Could God produce something that was not created? Could He split into 2 separate parts.
God could do that.
If it is conceivable, then it is a possibility and all things are possible with God.
Therefore, whether He chooses to divide Himself has not been done but He is not, by that prescription, incapable of doing.
The fact is, no matter what "what if's" we manufacture, God could, by virtue of being God, do anything we could conceive.
The fact that God does not actualize all possibilities is not proof He can't.
Yet, facts do not exist outside his purview.
The nature of God has been debated and studied extensively over millenia. Both Simplicity and Aseity would be denied if God could split into two separate parts. That is, therefore, a bogus notion. It neither limits nor qualifies what God can or cannot do, because if he was to do that, then he would not be God.
Also, I do not think the phrase valid: "If it is conceivable, then it is a possibility...". One must ask —conceivable according to whom? We conceive of bogus notions, and discard them, every day! God has no bogus notions, although he does have some pretty fantastic plays on words.

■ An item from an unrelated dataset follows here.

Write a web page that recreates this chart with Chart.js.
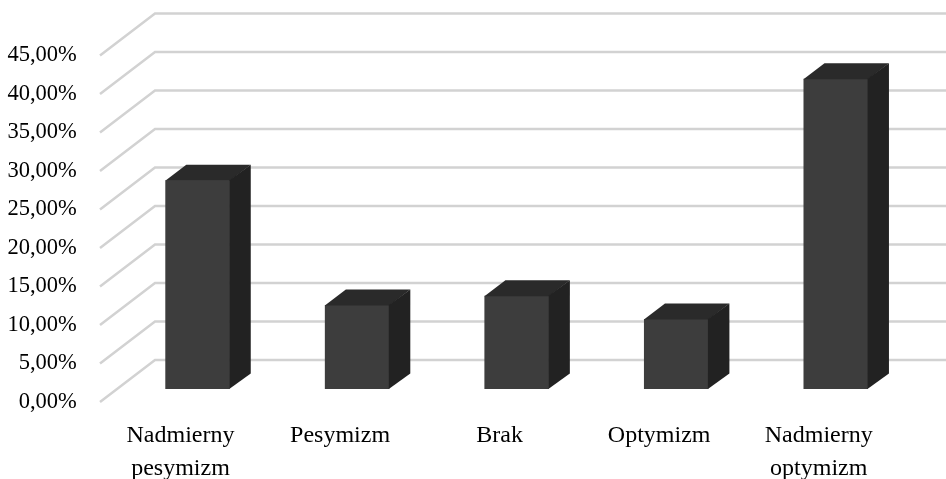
<!DOCTYPE html>
<html lang="pl">
<head>
<meta charset="utf-8">
<title>Wykres</title>
<style>
  html, body { margin: 0; padding: 0; background: #fff; }
  #wykres { display: block; }
</style>
<script src="https://cdn.jsdelivr.net/npm/chart.js@4"></script>
</head>
<body>
<canvas id="wykres" width="946" height="479"></canvas>
<script>
const kategorie = [
  ['Nadmierny', 'pesymizm'],
  'Pesymizm',
  'Brak',
  'Optymizm',
  ['Nadmierny', 'optymizm']
];
const wartosci = [27.1, 10.9, 12.1, 9.1, 40.3];
const maksOsi = 45;
const krokOsi = 5;

const rodzina = '"Liberation Serif", serif';

// Tylna sciana: linie siatki z ukosem od etykiety osi
const siatka3d = {
  id: 'siatka3d',
  beforeDatasetsDraw(chart) {
    const { ctx, scales: { y } } = chart;
    ctx.save();
    ctx.strokeStyle = '#d2d2d2';
    ctx.lineWidth = 2.5;
    for (let v = 0; v <= maksOsi; v += krokOsi) {
      const py = y.getPixelForValue(v);
      ctx.beginPath();
      ctx.moveTo(100, py + 13);
      ctx.lineTo(155, py - 29);
      ctx.lineTo(946, py - 29);
      ctx.stroke();
    }
    ctx.restore();
  }
};

// Boki i wierzch slupkow (zachodza 0.5px na przod, zeby nie bylo szczeliny)
const slupki3d = {
  id: 'slupki3d',
  afterDatasetsDraw(chart) {
    const { ctx } = chart;
    const dx = 21, dy = 15.5;
    chart.getDatasetMeta(0).data.forEach(b => {
      const lewa = b.x - b.width / 2, prawa = b.x + b.width / 2;
      ctx.fillStyle = '#2a2a2a';
      ctx.beginPath();
      ctx.moveTo(lewa, b.y + 0.5);
      ctx.lineTo(lewa + dx, b.y - dy);
      ctx.lineTo(prawa + dx, b.y - dy);
      ctx.lineTo(prawa, b.y + 0.5);
      ctx.closePath();
      ctx.fill();
      ctx.fillStyle = '#222222';
      ctx.beginPath();
      ctx.moveTo(prawa - 0.5, b.y);
      ctx.lineTo(prawa + dx, b.y - dy);
      ctx.lineTo(prawa + dx, b.base - dy);
      ctx.lineTo(prawa - 0.5, b.base);
      ctx.closePath();
      ctx.fill();
    });
  }
};

new Chart(document.getElementById('wykres').getContext('2d'), {
  type: 'bar',
  data: {
    labels: kategorie,
    datasets: [{
      data: wartosci,
      backgroundColor: '#3d3d3d',
      categoryPercentage: 1,
      barPercentage: 0.404
    }]
  },
  options: {
    responsive: false,
    animation: false,
    layout: { padding: { top: 42.5, right: 30.5 } },
    plugins: { legend: { display: false }, tooltip: { enabled: false } },
    scales: {
      x: {
        grid: { display: false },
        border: { display: false },
        afterFit(s) { s.height = 90; },
        ticks: {
          color: '#000',
          font: { family: rodzina, size: 24, lineHeight: 1.375 },
          padding: 22,
          labelOffset: -17,
          maxRotation: 0
        }
      },
      y: {
        min: 0,
        max: maksOsi,
        grid: { display: false },
        border: { display: false },
        // padding osi liczony z ticks.padding zawyzalby gorny margines
        afterFit(s) { s.width = 117.75; s.paddingTop = 0; s.paddingBottom = 0; },
        ticks: {
          stepSize: krokOsi,
          color: '#000',
          font: { family: rodzina, size: 22.5, lineHeight: 1.5 },
          padding: 33,
          labelOffset: 13,
          callback: v => v.toFixed(2).replace('.', ',') + '%'
        }
      }
    }
  },
  plugins: [siatka3d, slupki3d]
});
</script>
</body>
</html>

But again, we have no reason to call something impossible unless we are conjecturing. Looking back, has more than what was possible ever happened? That, and nothing else, ever happened. So why do we suppose anything else was possible? God did not cause it to happen—therefore it could not have happened.
Lol, this is the madness into which logic has taken me. And poor
@fastfredy0 is digging his heels in, trying not to succumb. Here you go Freddy—put it in proposition form: Nothing comes to pass but by God ordaining it do so. If God does not ordain it, it does not come to pass. If it came to pass, God ordained it; how then, can something be possible, if God did not ordain it?
Can anyone here show me rationally, or even Biblically, that anything is possible that does not come to pass? And just to head off at the pass this one I have heard— Where God says, "If you had done x, I would have done y", or, "If you had not done w, I would not have done z", that still doesn't mention what 'could have happened', but what someone 'should have done', at most.